Ostatni czas namiętnie męczyłam mój ulubiony balsam Babuszki Agafii na kwiatowym propolisie, który jak wiecie, u mnie sprawdza się świetnie. Jednak po jakimś czasie zauważyłam, że włosy przyzwyczaiły się do niego, przyszło mi więc przekopać moje coraz mniejsze na szczęście, zapasy i odgrzebałam zupełną nowość dla mnie. Isana Professional to rossmannowska linia o nieco bardziej przemyślanych składach, która zbierała sporo pozytywnych recenzji. Odżywka z serii z olejkiem arganowym była już recenzowana tutaj, a dziś zabrałam się za kurację.
![]() |
koszula-KLIK |
Z uwagi, że tydzień temu podcięłam włosy (fryzjerkę pozdrawiam!) obawiałam się zbytniego obciążenia. Nałożyłam więc niewielką jej ilość, porównywalną do orzecha włoskiego, jedynie na kilka minut. Konsystencja jest gęsta, a zapach absolutnie przepiękny!

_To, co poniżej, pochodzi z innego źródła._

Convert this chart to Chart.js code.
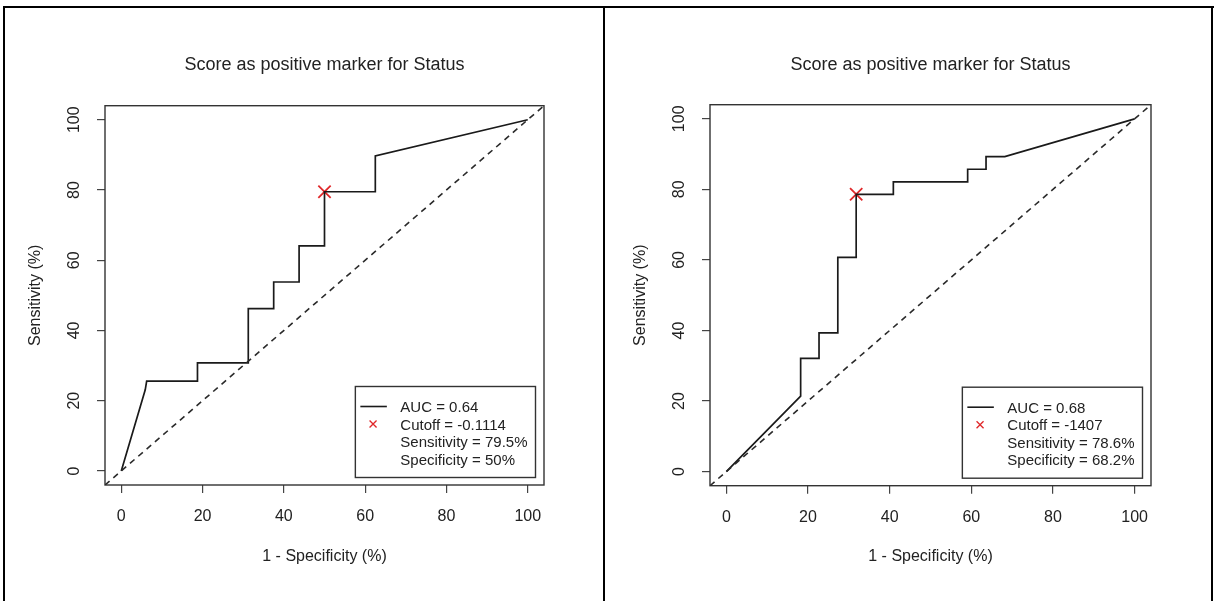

Problem z długimi włosami jest jeden: ciężko jest zmieścić je w kadrze. Nie wiem, czy udało mi się oddać efekt działania kuracji, ale bolesny upadek z łóżka dzięki temu na pewno zaliczyłam;) Brawo ja! Co mogę powiedzieć o jej działaniu? Ocenę wystawiam pozytywną. Włosy nie są pozbawione objętości, układają się ładnie i są miękkie. Nie dziwię się wielu pozytywnym opiniom na KWC. Przypadła mi do gustu o wiele bardziej niż wspomniana wcześniej odżywka.